Future projections for the Internet of things (IoT) are staggering: billions of devices around the world, with 500 residing in a typical home. That’s why the wireless designers I know are preparing their devices for the Interference of Things—and they’re doing it early in the development process. This is especially important for IoT widgets intended for mission-critical applications.
A recent customer visit drove this point home. They had released a new healthcare-related IoT device that uses Wi-Fi to send information to a centralized database. Even though testing in the lab went well, the device was consistently losing connections due to interference from myriad onsite devices—literally 913 devices on Wi-Fi alone in one hospital. When we met, our customer had an urgent need to resolve this problem and recover from the figurative black eye it had received from hospital administrators.
Troubleshooting with 20:20 hindsight
After the fact, avoidable problems in receivers, transmitters and the RF environment may suddenly seem obvious.

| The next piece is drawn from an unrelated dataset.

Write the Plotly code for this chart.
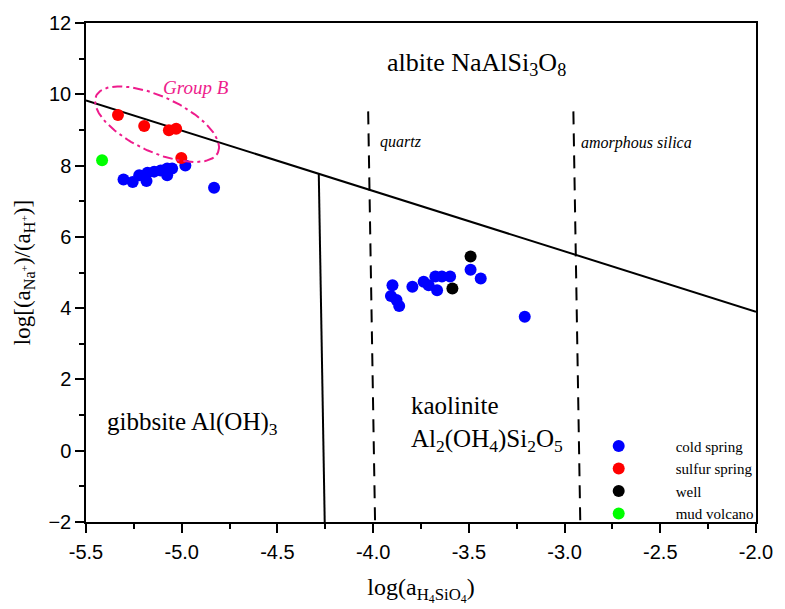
import numpy as np
import plotly.graph_objects as go

# ---- data ----
cold_x = [-5.304, -5.256, -5.222, -5.184, -5.179, -5.144, -5.110, -5.076, -5.076, -5.050, -4.981, -4.831,
          -3.899, -3.907, -3.878, -3.864, -3.795, -3.736, -3.710, -3.675, -3.666, -3.641, -3.598, -3.491, -3.438, -3.208]
cold_y = [7.61, 7.54, 7.73, 7.57, 7.80, 7.83, 7.86, 7.73, 7.92, 7.92, 8.00, 7.38,
          4.64, 4.34, 4.23, 4.06, 4.60, 4.74, 4.64, 4.89, 4.50, 4.89, 4.89, 5.08, 4.83, 3.76]
sulfur_x = [-5.333, -5.196, -5.067, -5.029, -5.002]
sulfur_y = [9.42, 9.11, 8.99, 9.03, 8.21]
well_x = [-3.491, -3.586]
well_y = [5.45, 4.55]
mud_x = [-5.416]
mud_y = [8.15]

albite_line_x = [-5.5, -2.0]
albite_line_y = [9.83, 3.90]
gibbsite_line_x = [-4.284, -4.253]
gibbsite_line_y = [7.77, -2.0]
quartz_x = [-4.026, -3.990]
quartz_y = [9.52, -2.0]
amorph_x = [-2.954, -2.918]
amorph_y = [9.52, -2.0]

X_RANGE = [-5.5, -2.0]
Y_RANGE = [-2.0, 12.0]
x_ticks = [-5.5, -5.0, -4.5, -4.0, -3.5, -3.0, -2.5, -2.0]
x_ticktext = ["-5.5", "-5.0", "-4.5", "-4.0", "-3.5", "-3.0", "-2.5", "-2.0"]

W, H = 785, 609
M = dict(l=86, r=20, t=19, b=87)
pw = W - M["l"] - M["r"]
ph = H - M["t"] - M["b"]
sx = pw / (X_RANGE[1] - X_RANGE[0])
sy = ph / (Y_RANGE[1] - Y_RANGE[0])

fig = go.Figure()

for lx, ly, dash in [(albite_line_x, albite_line_y, "solid"),
                     (gibbsite_line_x, gibbsite_line_y, "solid"),
                     (quartz_x, quartz_y, "13px,9px"),
                     (amorph_x, amorph_y, "13px,9px")]:
    fig.add_trace(go.Scatter(x=lx, y=ly, mode="lines", showlegend=False, hoverinfo="skip",
                             line=dict(color="black", width=2, dash=dash)))

mk = 12
fig.add_trace(go.Scatter(x=cold_x, y=cold_y, mode="markers", name="cold spring",
                         marker=dict(color="#0000FF", size=mk)))
fig.add_trace(go.Scatter(x=sulfur_x, y=sulfur_y, mode="markers", name="sulfur spring",
                         marker=dict(color="#FF0000", size=mk)))
fig.add_trace(go.Scatter(x=well_x, y=well_y, mode="markers", name="well",
                         marker=dict(color="#000000", size=mk)))
fig.add_trace(go.Scatter(x=mud_x, y=mud_y, mode="markers", name="mud volcano",
                         marker=dict(color="#00FF00", size=mk)))

# Group B ellipse (rotated, defined in screen pixels then mapped to data)
cx, cy = -5.129, 9.16
a_px, b_px, ang = 68, 28, np.deg2rad(-24.7)
t = np.linspace(0, 2 * np.pi, 160)
u = a_px * np.cos(t)
v = b_px * np.sin(t)
dx = u * np.cos(ang) - v * np.sin(ang)
dy = u * np.sin(ang) + v * np.cos(ang)
ex = cx + dx / sx
ey = cy + dy / sy
fig.add_trace(go.Scatter(x=ex, y=ey, mode="lines", showlegend=False, hoverinfo="skip",
                         line=dict(color="#EE1C8C", width=2, dash="10px,4px,3px,4px")))

serif = "Liberation Serif, Times New Roman, serif"
ann = [
    dict(x=-3.459, y=10.86, text="albite NaAlSi<sub>3</sub>O<sub>8</sub>", font=dict(size=26), xanchor="center"),
    dict(x=-3.974, y=8.66, text="<i>quartz</i>", font=dict(size=16), xanchor="left"),
    dict(x=-2.923, y=8.63, text="<i>amorphous silica</i>", font=dict(size=16), xanchor="left"),
    dict(x=-5.402, y=0.76, text="gibbsite Al(OH)<sub>3</sub>", font=dict(size=25), xanchor="left"),
    dict(x=-3.814, y=0.76, text="kaolinite<br>Al<sub>2</sub>(OH<sub>4</sub>)Si<sub>2</sub>O<sub>5</sub>",
         font=dict(size=25), xanchor="left", align="left"),
    dict(x=-4.928, y=10.19, text="<i>Group B</i>", font=dict(size=19, color="#EE1C8C"), xanchor="center"),
]
for a in ann:
    f = dict(family=serif, color="black")
    f.update(a.pop("font"))
    fig.add_annotation(showarrow=False, yanchor="middle", font=f, **a)

axis_common = dict(showline=True, linecolor="black", linewidth=1.5, mirror=True,
                   ticks="outside", ticklen=9, tickwidth=1.5, tickcolor="black",
                   showgrid=False, zeroline=False,
                   tickfont=dict(family="Liberation Sans, Arial, sans-serif", size=20, color="black"))

fig.update_layout(
    width=W, height=H, margin=M,
    plot_bgcolor="white", paper_bgcolor="white",
    xaxis=dict(range=X_RANGE, tickvals=x_ticks, ticktext=x_ticktext,
               minor=dict(dtick=0.25, ticks="outside", ticklen=5, tickwidth=1.5, tickcolor="black"),
               ticklabelstandoff=2,
               title=dict(text="log(a<sub>H<sub>4</sub>SiO<sub>4</sub></sub>)",
                          font=dict(family=serif, size=24, color="black"), standoff=16),
               **axis_common),
    yaxis=dict(range=Y_RANGE, dtick=2,
               minor=dict(dtick=1, ticks="outside", ticklen=5, tickwidth=1.5, tickcolor="black"),
               title=dict(text="log[(a<sub>Na<sup>+</sup></sub>)/(a<sub>H<sup>+</sup></sub>)]",
                          font=dict(family=serif, size=23, color="black"), standoff=11),
               **axis_common),
    legend=dict(x=0.710, y=0.185, xanchor="left", yanchor="top", bgcolor="rgba(0,0,0,0)",
                font=dict(family=serif, size=15, color="black"), itemsizing="constant",
                itemwidth=104, tracegroupgap=0),
)

fig.write_html("out.html")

In a receiver, blocking is related to its ability to tolerate strong or local signals on adjacent channels that use the same standard or protocol. When an adjacent signal is too strong, the receiver becomes so desensitized that it can’t recognize an on-channel signal.
An ill-behaved transmitter has a poor adjacent-channel power ratio (ACPR) when too much of its signal spills into neighboring channels. That’s one reason why we see ACPR in virtually every wireless standard. In a noisy wireless environment like a hospital, better ACPR helps improve overall system behavior.
In today’s airwaves, one issue keeps cropping up: the overabundance of standards- and non-standards-based devices clogging up the industrial, scientific and medical (ISM) band at 2.4 GHz. Devices that use different standards simply see each other as interference and thus don’t play well together.
Using foresight to design for interference
Long before a wireless device enters field trials, developers can explore potential issues using the latest design, simulation and test tools. These enable such extensive wringing-out—ranging from obvious to insidious—that a manufacturer can send its prototype into the field with much greater confidence that it will perform as intended.
Of course, there’s an important reality check: Where does your IoT device reside on the continuum between mission-critical and throwaway? The economics change significantly if your device trends towards either end of that spectrum.
The IoT device in my story would have fared much better in the Interference of Things if it had been debugged early on using a more thorough approach to design, simulation, emulation, test and analysis. An integrated IoT solution is a crucial step toward overcoming likely IoT challenges—and setting up your IoT end users for success.
What approaches have you used to set yourself up for success in IoT and other wireless products?